Another approach implies a modification of the promoter region of the gene of interest by mutating binding sites of a transcription factor. Promoter activity of the Aspergillus oryzae xynF1 gene, monitored by β-galactosidase activity, was successfully upregulated by mutating two non-canonical XlnR binding sites to a sequence, which is supposed to have the highest binding affinity (Marui et al., 2003). Transformants carrying three canonical XlnR binding sequences in the xynF1 promoter region produced 2.8 times more enzyme than those with the authentic promoter.
Many of the genes involved in carbon metabolism are subject to carbon repression mediated by the global repressor CreA. In fact, CreA controls gene expression at several levels and can repress both a structural and regulatory gene.

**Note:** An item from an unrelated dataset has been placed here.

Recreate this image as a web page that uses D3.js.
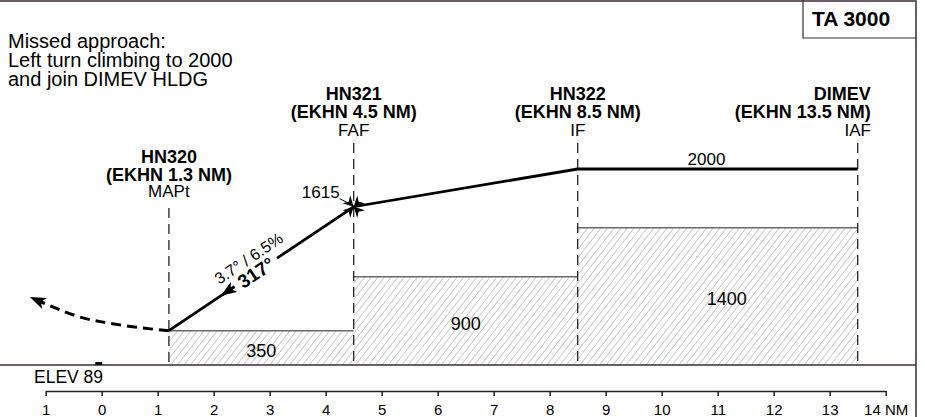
<!DOCTYPE html>
<html>
<head>
<meta charset="utf-8">
<script src="https://cdn.jsdelivr.net/npm/d3@7"></script>
<style>
  html, body { margin: 0; padding: 0; background: #fff; }
  svg { display: block; font-family: "Liberation Sans", Arial, Helvetica, sans-serif; }
</style>
</head>
<body>
<div id="chart"></div>
<script>
// fixes along the final approach (distance from threshold in NM)
const fixNames = ['HN320', 'HN321', 'HN322', 'DIMEV'];
const fixRanges = ['(EKHN 1.3 NM)', '(EKHN 4.5 NM)', '(EKHN 8.5 NM)', '(EKHN 13.5 NM)'];
const fixRoles = ['MAPt', 'FAF', 'IF', 'IAF'];
const fixNm = [1.2, 4.5, 8.5, 13.5];
// vertical profile, ft
const profileFt = [350, 1615, 2000, 2000];
// obstacle clearance blocks
const ocaFromNm = [1.2, 4.5, 8.5];
const ocaToNm = [4.5, 8.5, 13.5];
const ocaFt = [350, 900, 1400];
// missed approach turn (dashed)
const missedNm = [1.2, 0.55, 0, -0.5, -1.25];
const missedFt = [350, 390, 440, 510, 685];
// distance scale
const tickNm = [-1, 0, 1, 2, 3, 4, 5, 6, 7, 8, 9, 10, 11, 12, 13, 14];
const tickLabels = ['1', '0', '1', '2', '3', '4', '5', '6', '7', '8', '9', '10', '11', '12', '13', '14 NM'];
const noteLines = ['Missed approach:', 'Left turn climbing to 2000', 'and join DIMEV HLDG'];
const transAlt = 'TA 3000';
const elevText = 'ELEV 89';
const gradientText = '3.7° / 6.5%';
const trackText = '317°';

const W = 925, H = 417;
const frameRight = 916, tabLeft = 803, tabBottom = 38;
const axisY = 391;
const ink = '#3a2a3a';

const svg = d3.select('#chart').append('svg')
  .attr('width', W)
  .attr('height', H);

const x = d3.scaleLinear().domain([-1, 14]).range([45.7, 885.7]);
const y = d3.scaleLinear().domain([0, 2000]).range([365, 169]);

// hatch for the obstacle blocks
const defs = svg.append('defs');
defs.append('pattern')
  .attr('id', 'hatch')
  .attr('patternUnits', 'userSpaceOnUse')
  .attr('width', 5.2).attr('height', 10)
  .attr('patternTransform', 'rotate(38)')
  .append('line')
  .attr('x1', 0).attr('y1', -1).attr('x2', 0).attr('y2', 11)
  .attr('stroke', '#999').attr('stroke-width', 1);

defs.append('marker')
  .attr('id', 'head')
  .attr('markerUnits', 'userSpaceOnUse')
  .attr('viewBox', '0 0 16 12')
  .attr('markerWidth', 16).attr('markerHeight', 12)
  .attr('refX', 14).attr('refY', 6)
  .attr('orient', 'auto')
  .append('path')
  .attr('d', 'M0,0 L16,6 L0,12 L4,6 Z')
  .attr('fill', '#000');

// frame
svg.append('path')
  .attr('d', `M0,1 H${frameRight} V${H}`)
  .attr('fill', 'none').attr('stroke', ink).attr('stroke-width', 1.5);
svg.append('path')
  .attr('d', `M${tabLeft},0 V${tabBottom} H${frameRight}`)
  .attr('fill', 'none').attr('stroke', ink).attr('stroke-width', 1.2);
svg.append('text')
  .attr('x', 851).attr('y', 26)
  .attr('text-anchor', 'middle')
  .style('font-size', '21px').style('font-weight', 'bold')
  .text(transAlt);

// missed approach note
svg.append('text')
  .attr('x', 8).attr('y', 48)
  .style('font-size', '20px')
  .selectAll('tspan')
  .data(noteLines)
  .enter()
  .append('tspan')
  .attr('x', 8)
  .attr('dy', (d, i) => i ? 19 : 0)
  .text(d => d);

// obstacle blocks
const blocks = ocaFt.map((ft, i) => ({from: ocaFromNm[i], to: ocaToNm[i], ft}));
svg.selectAll('rect.oca')
  .data(blocks)
  .enter()
  .append('rect')
  .attr('class', 'oca')
  .attr('x', d => x(d.from))
  .attr('y', d => y(d.ft))
  .attr('width', d => x(d.to) - x(d.from))
  .attr('height', d => y(0) - y(d.ft))
  .attr('fill', 'url(#hatch)');
svg.selectAll('line.oca-top')
  .data(blocks)
  .enter()
  .append('line')
  .attr('x1', d => x(d.from)).attr('x2', d => x(d.to))
  .attr('y1', d => y(d.ft)).attr('y2', d => y(d.ft))
  .attr('stroke', '#6a6a6a').attr('stroke-width', 1.6);
svg.selectAll('text.oca')
  .data(blocks)
  .enter()
  .append('text')
  .attr('x', (d, i) => x((d.from + d.to) / 2) + (i === 2 ? 9 : 0))
  .attr('y', d => (y(d.ft) + y(0)) / 2 + 9)
  .attr('text-anchor', 'middle')
  .style('font-size', '18px')
  .text(d => d.ft);

// fix lines + labels
const fixes = fixNm.map((nm, i) => ({nm, name: fixNames[i], range: fixRanges[i], role: fixRoles[i]}));
svg.selectAll('line.fix')
  .data(fixes)
  .enter()
  .append('line')
  .attr('x1', d => x(d.nm)).attr('x2', d => x(d.nm))
  .attr('y1', (d, i) => i === 0 ? 208 : 143)
  .attr('y2', y(0))
  .attr('stroke', '#222').attr('stroke-width', 1.3)
  .attr('stroke-dasharray', '10,6');

const fixLabel = svg.selectAll('g.fix-label')
  .data(fixes)
  .enter()
  .append('g')
  .attr('transform', (d, i) => `translate(${x(d.nm)},${i === 0 ? 163 : 100})`);
// the last fix sits near the frame, so its bold lines end at a fixed edge
fixLabel.append('text')
  .attr('x', (d, i) => i === 3 ? 13 : 0)
  .attr('text-anchor', (d, i) => i === 3 ? 'end' : 'middle')
  .style('font-size', '18px').style('font-weight', 'bold')
  .text(d => d.name);
fixLabel.append('text')
  .attr('x', (d, i) => i === 3 ? 13 : 0)
  .attr('y', (d, i) => i === 0 ? 17.5 : 18)
  .attr('text-anchor', (d, i) => i === 3 ? 'end' : 'middle')
  .style('font-size', '18px').style('font-weight', 'bold')
  .text(d => d.range);
fixLabel.append('text')
  .attr('y', (d, i) => i === 0 ? 34 : 36)
  .attr('text-anchor', 'middle')
  .style('font-size', '17px')
  .text(d => d.role);

// ground
svg.append('line')
  .attr('x1', 0).attr('x2', frameRight)
  .attr('y1', y(0)).attr('y2', y(0))
  .attr('stroke', ink).attr('stroke-width', 1.5);
svg.append('rect')
  .attr('x', x(0) - 6.5).attr('y', y(0) - 3)
  .attr('width', 7).attr('height', 3)
  .attr('fill', '#111');
svg.append('text')
  .attr('x', 34).attr('y', 383)
  .style('font-size', '17.5px')
  .text(elevText);

// vertical profile
const pt = (i, t) => [
  x(fixNm[i] + t * (fixNm[i + 1] - fixNm[i])),
  y(profileFt[i] + t * (profileFt[i + 1] - profileFt[i]))
];
const line = d3.line();
const tGapStart = 0.355, tGapEnd = 0.585, tArrow = 0.29, tText = 0.47;

svg.append('path')
  .attr('d', line([pt(0, tGapEnd), ...fixNm.slice(1).map((nm, i) => [x(nm), y(profileFt[i + 1])])]))
  .attr('fill', 'none').attr('stroke', '#000').attr('stroke-width', 2.8);
svg.append('path')
  .attr('d', line([pt(0, 0), pt(0, tGapStart)]))
  .attr('fill', 'none').attr('stroke', '#000').attr('stroke-width', 2.8);
svg.append('path')
  .attr('d', line([pt(0, tGapStart), pt(0, tArrow)]))
  .attr('fill', 'none').attr('stroke', '#000').attr('stroke-width', 2.8)
  .attr('marker-end', 'url(#head)');

const p0 = pt(0, 0), p1 = pt(0, 1);
const angle = Math.atan2(p1[1] - p0[1], p1[0] - p0[0]) * 180 / Math.PI;
const pc = pt(0, tText);
const slopeLabel = svg.append('g')
  .attr('transform', `translate(${pc[0]},${pc[1]}) rotate(${angle})`);
slopeLabel.append('text')
  .attr('y', 7)
  .attr('text-anchor', 'middle')
  .style('font-size', '19px').style('font-weight', 'bold')
  .text(trackText);
slopeLabel.append('text')
  .attr('x', 2).attr('y', -10)
  .attr('text-anchor', 'middle')
  .style('font-size', '16px')
  .text(gradientText);

// FAF symbol
const faf = [x(fixNm[1]), y(profileFt[1])];
const cross = d3.range(4).map(k => {
  const a = (45 + k * 90) * Math.PI / 180, r = 10.5, w = 5.5;
  const rot = (px, py) => [px * Math.cos(a) - py * Math.sin(a), px * Math.sin(a) + py * Math.cos(a)];
  return [[0, 0], rot(r, -w), rot(r - 3.5, 0), rot(r, w)];
});
svg.append('g')
  .attr('transform', `translate(${faf[0]},${faf[1]})`)
  .selectAll('path')
  .data(cross)
  .enter()
  .append('path')
  .attr('d', d => d3.line()(d) + 'Z')
  .attr('fill', '#000');
svg.append('line')
  .attr('x1', faf[0] - 14).attr('y1', faf[1] - 8)
  .attr('x2', faf[0] - 6).attr('y2', faf[1] - 4)
  .attr('stroke', '#000').attr('stroke-width', 1);
svg.append('text')
  .attr('x', faf[0] - 14).attr('y', faf[1] - 9)
  .attr('text-anchor', 'end')
  .style('font-size', '17px')
  .text(profileFt[1]);

// level segment label
svg.append('text')
  .attr('x', x(10.8)).attr('y', y(profileFt[3]) - 4)
  .attr('text-anchor', 'middle')
  .style('font-size', '17px')
  .text(profileFt[3]);

// missed approach turn
svg.append('path')
  .attr('d', d3.line().curve(d3.curveNatural)(missedNm.map((nm, i) => [x(nm), y(missedFt[i])])))
  .attr('fill', 'none').attr('stroke', '#000').attr('stroke-width', 3)
  .attr('stroke-dasharray', '10,6')
  .attr('marker-end', 'url(#head)');

// distance scale
const axis = d3.axisBottom(x)
  .tickValues(tickNm)
  .tickFormat((d, i) => tickLabels[i])
  .tickSize(5)
  .tickSizeOuter(0)
  .tickPadding(8.5);
const axisG = svg.append('g')
  .attr('transform', `translate(0,${axisY})`)
  .call(axis);
axisG.select('.domain').attr('stroke', '#222').attr('stroke-width', 1.5);
axisG.selectAll('.tick line').attr('stroke', '#222').attr('stroke-width', 1.5);
axisG.selectAll('.tick text')
  .attr('fill', '#000')
  .style('font-size', '15px')
  .style('font-family', '"Liberation Sans", Arial, sans-serif');
</script>
</body>
</html>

Deletion or mutation of the CreA binding sites in the corresponding promoters results in partial derepression of transcription and improved protein production (Orejas et al., 1999). A further improvement was obtained in a creA derepressed background (Prathumpai et al., 2004).
In Aspergilli, D-xylose acts as the inducer of xylanolytic genes (de Vries et al, 1999; Gouka et al, 1996). In addition, xylanase production appeared to be improved in both T. reesei (Xiong et al, 2004) and Penicillium canescens (Vavilova et al., 2003) grown on L-arabinose-containing media.
Metabolic control analysis and metabolic pathway engineering are other helpful means of strain improvement. It has been shown that the flux control of xylose metabolism is exerted at the first two steps (Prathumpai et al., 2003). Disruption of one of the genes responsible for D-xylose reduction resulted in an increase of xylanase transcription (Hasper et al., 2000).
The most spectacular improvement of heterologous protein production yields was obtained by the C-terminal fusion of a protein of interest to a well-secreted fungal protein (Ward et al., 1990, Contreras et al., 1991).
In addition, deletion of genes with non-desirable activities, like proteases, appears to be extremely useful to elevate expression (Van den Hombergh et al., 1997).
It is an object of the present invention to provide improved methods for increasing production of proteins of interest in host cells in which the activity of a transcription factor involved in metabolic regulation has been modified.